_Task to carry out:_ Extract every line where the string "matplotlib" appears.

========

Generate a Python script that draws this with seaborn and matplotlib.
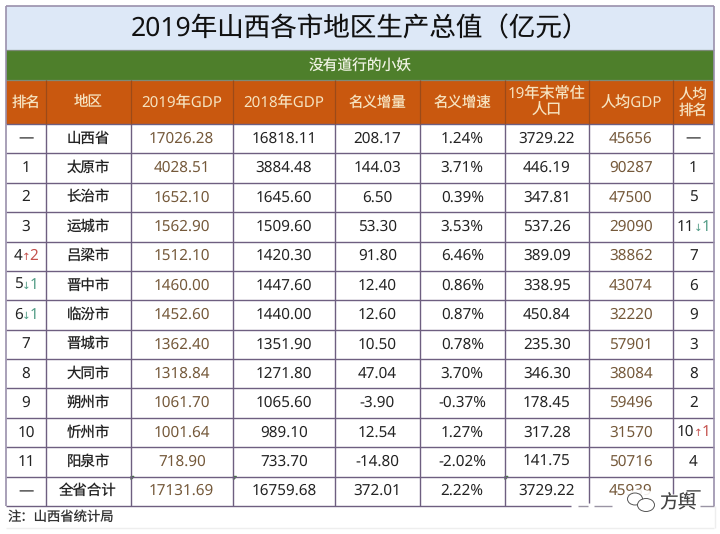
import numpy as np
import matplotlib
matplotlib.use("Agg")
import matplotlib.pyplot as plt
import seaborn as sns
from matplotlib.colors import ListedColormap
from matplotlib.patches import Ellipse, Polygon

sns.set_theme(style="white")
plt.rcParams["font.family"] = ["Noto Sans", "Noto Sans CJK SC", "DejaVu Sans"]
plt.rcParams["text.hinting"] = "none"

W, H = 720, 534

title = "2019年山西各市地区生产总值（亿元）"
subtitle = "没有道行的小妖"
note = "注：山西省统计局"
headers = ["排名", "地区", "2019年GDP", "2018年GDP", "名义增量", "名义增速",
           "19年末常住\n人口", "人均GDP", "人均\n排名"]

ranks = ["—", "1", "2", "3", "", "", "", "7", "8", "9", "10", "11", "—"]
regions = ["山西省", "太原市", "长治市", "运城市", "吕梁市", "晋中市", "临汾市",
           "晋城市", "大同市", "朔州市", "忻州市", "阳泉市", "全省合计"]
gdp_2019 = ["17026.28", "4028.51", "1652.10", "1562.90", "1512.10", "1460.00", "1452.60",
            "1362.40", "1318.84", "1061.70", "1001.64", "718.90", "17131.69"]
gdp_2018 = ["16818.11", "3884.48", "1645.60", "1509.60", "1420.30", "1447.60", "1440.00",
            "1351.90", "1271.80", "1065.60", "989.10", "733.70", "16759.68"]
increase = ["208.17", "144.03", "6.50", "53.30", "91.80", "12.40", "12.60",
            "10.50", "47.04", "-3.90", "12.54", "-14.80", "372.01"]
growth = ["1.24%", "3.71%", "0.39%", "3.53%", "6.46%", "0.86%", "0.87%",
          "0.78%", "3.70%", "-0.37%", "1.27%", "-2.02%", "2.22%"]
population = ["3729.22", "446.19", "347.81", "537.26", "389.09", "338.95", "450.84",
              "235.30", "346.30", "178.45", "317.28", "141.75", "3729.22"]
per_capita = ["45656", "90287", "47500", "29090", "38862", "43074", "32220",
              "57901", "38084", "59496", "31570", "50716", "45939"]
per_rank = ["—", "1", "5", "", "7", "6", "9", "3", "8", "2", "", "4", "—"]

# rank labels with a coloured change marker: (row, column, number, arrow, change)
rank_moves = [(4, 0, "4", "↑", "2"), (5, 0, "5", "↓", "1"), (6, 0, "6", "↓", "1"),
              (3, 8, "11", "↓", "1"), (10, 8, "10", "↑", "1")]

x_edges = [6, 46, 130.5, 233, 335, 420, 504.5, 589, 673, 714]
y_title = [6, 50, 79.5, 124]
y_rows = [124, 153, 182.5, 212, 241.5, 270.5, 300, 329.5, 358.5, 388, 417.5, 447, 476.5, 506]

TEXT = "#232323"
BROWN = "#75593a"
HEAD = "#f6e3c0"
ORANGE = "#c9580f"
GREEN = "#4e7f2b"
PALE = "#dde8f7"
GRID = "#6e5f80"
UP = "#c4504c"
DOWN = "#4f9a84"


def px_axes(fig, x0, x1, y0, y1):
    return fig.add_axes([x0 / W, 1 - y1 / H, (x1 - x0) / W, (y1 - y0) / H])


def cell_column(fig, x0, x1, y0, y1, labels, bg, color, size, **kw):
    # one heatmap per column so the widths can differ
    ax = px_axes(fig, x0, x1, y0, y1)
    labels = np.array(labels, dtype=object).reshape(-1, 1)
    sns.heatmap(np.zeros(labels.shape), ax=ax, cmap=ListedColormap([bg]), cbar=False,
                annot=labels, fmt="", xticklabels=False, yticklabels=False,
                annot_kws={"color": color, "fontsize": size, **kw})
    return ax


def nudge(ax, px):
    # heatmap y runs downward in cell units
    per_cell = (ax.get_position().height * H) / abs(ax.get_ylim()[0] - ax.get_ylim()[1])
    for t in ax.texts:
        t.set_y(t.get_position()[1] + px / per_cell)


fig = plt.figure(figsize=(W / 100, H / 100), dpi=100, facecolor="#ffffff")

nudge(cell_column(fig, 6, 714, y_title[0], y_title[1], [title], PALE, "#111111", 19.1), 1.5)
nudge(cell_column(fig, 6, 714, y_title[1], y_title[2], [subtitle], GREEN, "#eef2e2", 10.6), 1.5)

columns = [ranks, regions, gdp_2019, gdp_2018, increase, growth, population, per_capita, per_rank]
for i, labels in enumerate(columns):
    head_size = 10.9 if i in (2, 3, 6, 7) else 10.4
    nudge(cell_column(fig, x_edges[i], x_edges[i + 1], y_title[2], y_title[3], [headers[i]],
                      ORANGE, HEAD, head_size, linespacing=1.15), 1)
    color = BROWN if i in (2, 7) else TEXT
    body_size = 10.4 if i == 1 else 11
    cell_column(fig, x_edges[i], x_edges[i + 1], y_rows[0], y_rows[-1], labels,
                "#ffffff", color, body_size)

# overlay in pixel coordinates for rules, markers and the watermark
ov = fig.add_axes([0, 0, 1, 1])
ov.set_xlim(0, W)
ov.set_ylim(H, 0)
ov.axis("off")
ov.patch.set_alpha(0)

ov.hlines(y_rows[:-1], 6, 714, color=GRID, lw=1.0)
ov.hlines(506, 6, 571, color=GRID, lw=1.0)
ov.hlines([y_title[1], y_title[2]], 6, 714, color="#7d8a78", lw=0.9)
ov.vlines(x_edges[1:7], y_rows[0], y_rows[-1], color=GRID, lw=1.0)
ov.vlines(x_edges[7], y_rows[0], 503, color=GRID, lw=1.0)
ov.vlines(x_edges[8], y_rows[0], 494, color=GRID, lw=1.0)
ov.vlines(x_edges[1:-1], y_title[2], y_title[3], color="#9c4a18", lw=0.9)
ov.vlines([6, 714], 6, 506, color="#9a90ac", lw=1.2)
ov.hlines(6, 6, 714, color="#9a90ac", lw=1.2)
ov.hlines(528, 6, 714, color="#eeeeee", lw=1.0)
ov.vlines(715, 506, 528, color="#eeeeee", lw=1.0)

for row, col, num, arrow, change in rank_moves:
    xc = (x_edges[col] + x_edges[col + 1]) / 2
    yc = (y_rows[row] + y_rows[row + 1]) / 2
    mark = UP if arrow == "↑" else DOWN
    num_w = 8.6 * len(num)
    left = xc - (num_w + 15.6) / 2
    ov.text(left, yc, num, color=TEXT, fontsize=11, ha="left", va="center")
    ov.text(left + num_w + 3.5, yc + 1, arrow, color=mark, fontsize=7.5, ha="center", va="center",
            family=["DejaVu Sans"])
    ov.text(left + num_w + 7, yc, change, color=mark, fontsize=11, ha="left", va="center")

# small green error triangles in the bottom row
for xt in (x_edges[2], x_edges[3], x_edges[6]):
    ov.add_patch(Polygon([[xt + 0.5, 476.5], [xt + 3.5, 476.5], [xt + 0.5, 479.5]], color="#3f7a3a"))

ov.text(8, 517.5, note, color="#333333", fontsize=9.6, ha="left", va="center")

# watermark: white halo over the table corner, then icon and name
ov.add_patch(Ellipse((640, 498), 34, 17, color="#ffffff", alpha=0.9, lw=0))
ov.hlines([506, 506, 506], [578, 594, 700], [588, 612, 714], color="#9a94a4", lw=1.0)
ov.add_patch(Ellipse((635, 499), 15, 12, fc="#ffffff", ec="#555555", lw=0.7))
ov.add_patch(Ellipse((646, 505), 17, 13, fc="#ffffff", ec="#555555", lw=0.7))
ov.text(678, 504, "方舆", color="#444444", fontsize=13.5, ha="center", va="center")

fig.savefig("out.png", dpi=100)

========

_Task answer:_
Generate a Python script that draws this with seaborn and matplotlib.
import matplotlib
matplotlib.use("Agg")
import matplotlib.pyplot as plt
from matplotlib.colors import ListedColormap
from matplotlib.patches import Ellipse, Polygon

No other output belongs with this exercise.